PROBLEM TO SOLVE: Copy each line of the data below exactly, leaving out pictures.
-- -- --
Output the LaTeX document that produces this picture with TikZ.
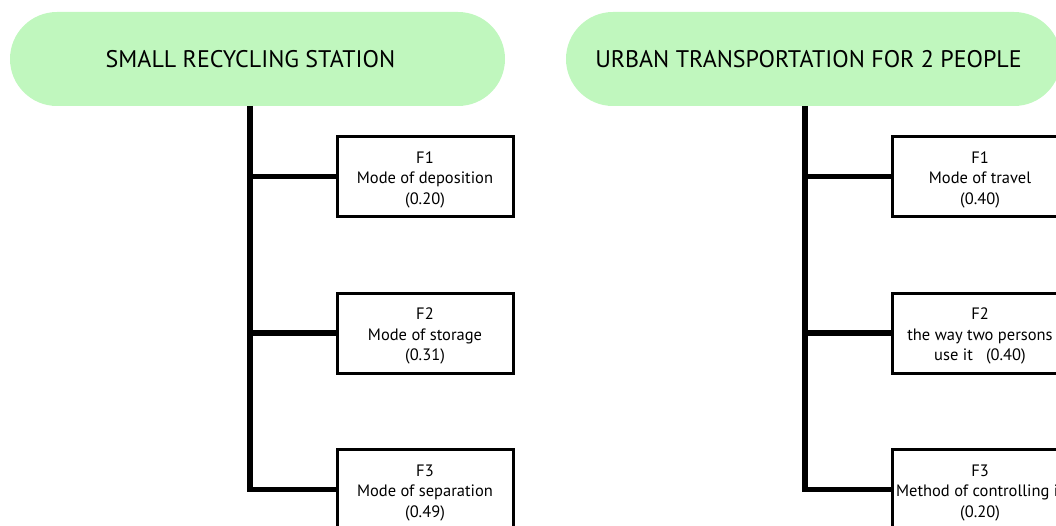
\documentclass[tikz,border=0pt]{standalone}
\usepackage{fontspec}
\setmainfont{PT Sans}
\definecolor{pillgreen}{HTML}{C0F7BE}
\newcommand{\topstrut}{\rule{0pt}{18pt}}
\begin{document}
\begin{tikzpicture}[x=1pt,y=-1pt,
  pill/.style={fill=pillgreen, rounded corners=47pt, minimum width=495pt, minimum height=94pt, inner sep=0pt, font=\fontsize{24}{28}\selectfont},
  fbox/.style={draw, line width=3pt, fill=white, minimum width=176pt, minimum height=80pt, inner sep=0pt, align=center, font=\fontsize{16.5}{20.5}\selectfont},
  trunk/.style={line width=5.5pt, line join=miter}]
\useasboundingbox (0,0) rectangle (1056,526);
\clip (0,0) rectangle (1056,526);
% left tree
\node[pill] (t1) at (257.5,59) {\hspace*{-14pt}SMALL RECYCLING STATION};
\coordinate (k1) at (250,106);
\node[fbox] (a1) at (425,176.5) {\topstrut F1\\Mode of deposition\\(0.20)};
\node[fbox] (a2) at (425,333) {\topstrut F2\\Mode of storage\\(0.31)};
\node[fbox] (a3) at (425,489.5) {\topstrut F3\\Mode of separation\\(0.49)};
\draw[trunk] (k1) |- (a3.west);
\draw[trunk] (a1.west -| k1) -- (a1.west);
\draw[trunk] (a2.west -| k1) -- (a2.west);
% right tree
\node[pill] (t2) at (813.5,59) {\hspace*{-10pt}URBAN TRANSPORTATION FOR 2 PEOPLE};
\coordinate (k2) at (805,106);
\node[fbox] (b1) at (980,176.5) {\topstrut F1\\Mode of travel\\(0.40)};
\node[fbox] (b2) at (980,333) {\topstrut F2\\the way two persons\\use it\ \ \ (0.40)};
\node[fbox] (b3) at (980,489.5) {\topstrut F3\\Method of controlling it\\(0.20)};
\draw[trunk] (k2) |- (b3.west);
\draw[trunk] (b1.west -| k2) -- (b1.west);
\draw[trunk] (b2.west -| k2) -- (b2.west);
\end{tikzpicture}
\end{document}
-- -- --
TASK RESPONSE:
Output the LaTeX document that produces this picture with TikZ.
\documentclass[tikz,border=0pt]{standalone}
\usepackage{fontspec}
\setmainfont{PT Sans}
\definecolor{pillgreen}{HTML}{C0F7BE}
\newcommand{\topstrut}{\rule{0pt}{18pt}}
\begin{document}
\begin{tikzpicture}[x=1pt,y=-1pt,
  pill/.style={fill=pillgreen, rounded corners=47pt, minimum width=495pt, minimum height=94pt, inner sep=0pt, font=\fontsize{24}{28}\selectfont},
  fbox/.style={draw, line width=3pt, fill=white, minimum width=176pt, minimum height=80pt, inner sep=0pt, align=center, font=\fontsize{16.5}{20.5}\selectfont},
  trunk/.style={line width=5.5pt, line join=miter}]
\useasboundingbox (0,0) rectangle (1056,526);
\clip (0,0) rectangle (1056,526);
% left tree
\node[pill] (t1) at (257.5,59) {\hspace*{-14pt}SMALL RECYCLING STATION};
\coordinate (k1) at (250,106);
\node[fbox] (a1) at (425,176.5) {\topstrut F1\\Mode of deposition\\(0.20)};
\node[fbox] (a2) at (425,333) {\topstrut F2\\Mode of storage\\(0.31)};
\node[fbox] (a3) at (425,489.5) {\topstrut F3\\Mode of separation\\(0.49)};
\draw[trunk] (k1) |- (a3.west);
\draw[trunk] (a1.west -| k1) -- (a1.west);
\draw[trunk] (a2.west -| k1) -- (a2.west);
% right tree
\node[pill] (t2) at (813.5,59) {\hspace*{-10pt}URBAN TRANSPORTATION FOR 2 PEOPLE};
\coordinate (k2) at (805,106);
\node[fbox] (b1) at (980,176.5) {\topstrut F1\\Mode of travel\\(0.40)};
\node[fbox] (b2) at (980,333) {\topstrut F2\\the way two persons\\use it\ \ \ (0.40)};
\node[fbox] (b3) at (980,489.5) {\topstrut F3\\Method of controlling it\\(0.20)};
\draw[trunk] (k2) |- (b3.west);
\draw[trunk] (b1.west -| k2) -- (b1.west);
\draw[trunk] (b2.west -| k2) -- (b2.west);
\end{tikzpicture}
\end{document}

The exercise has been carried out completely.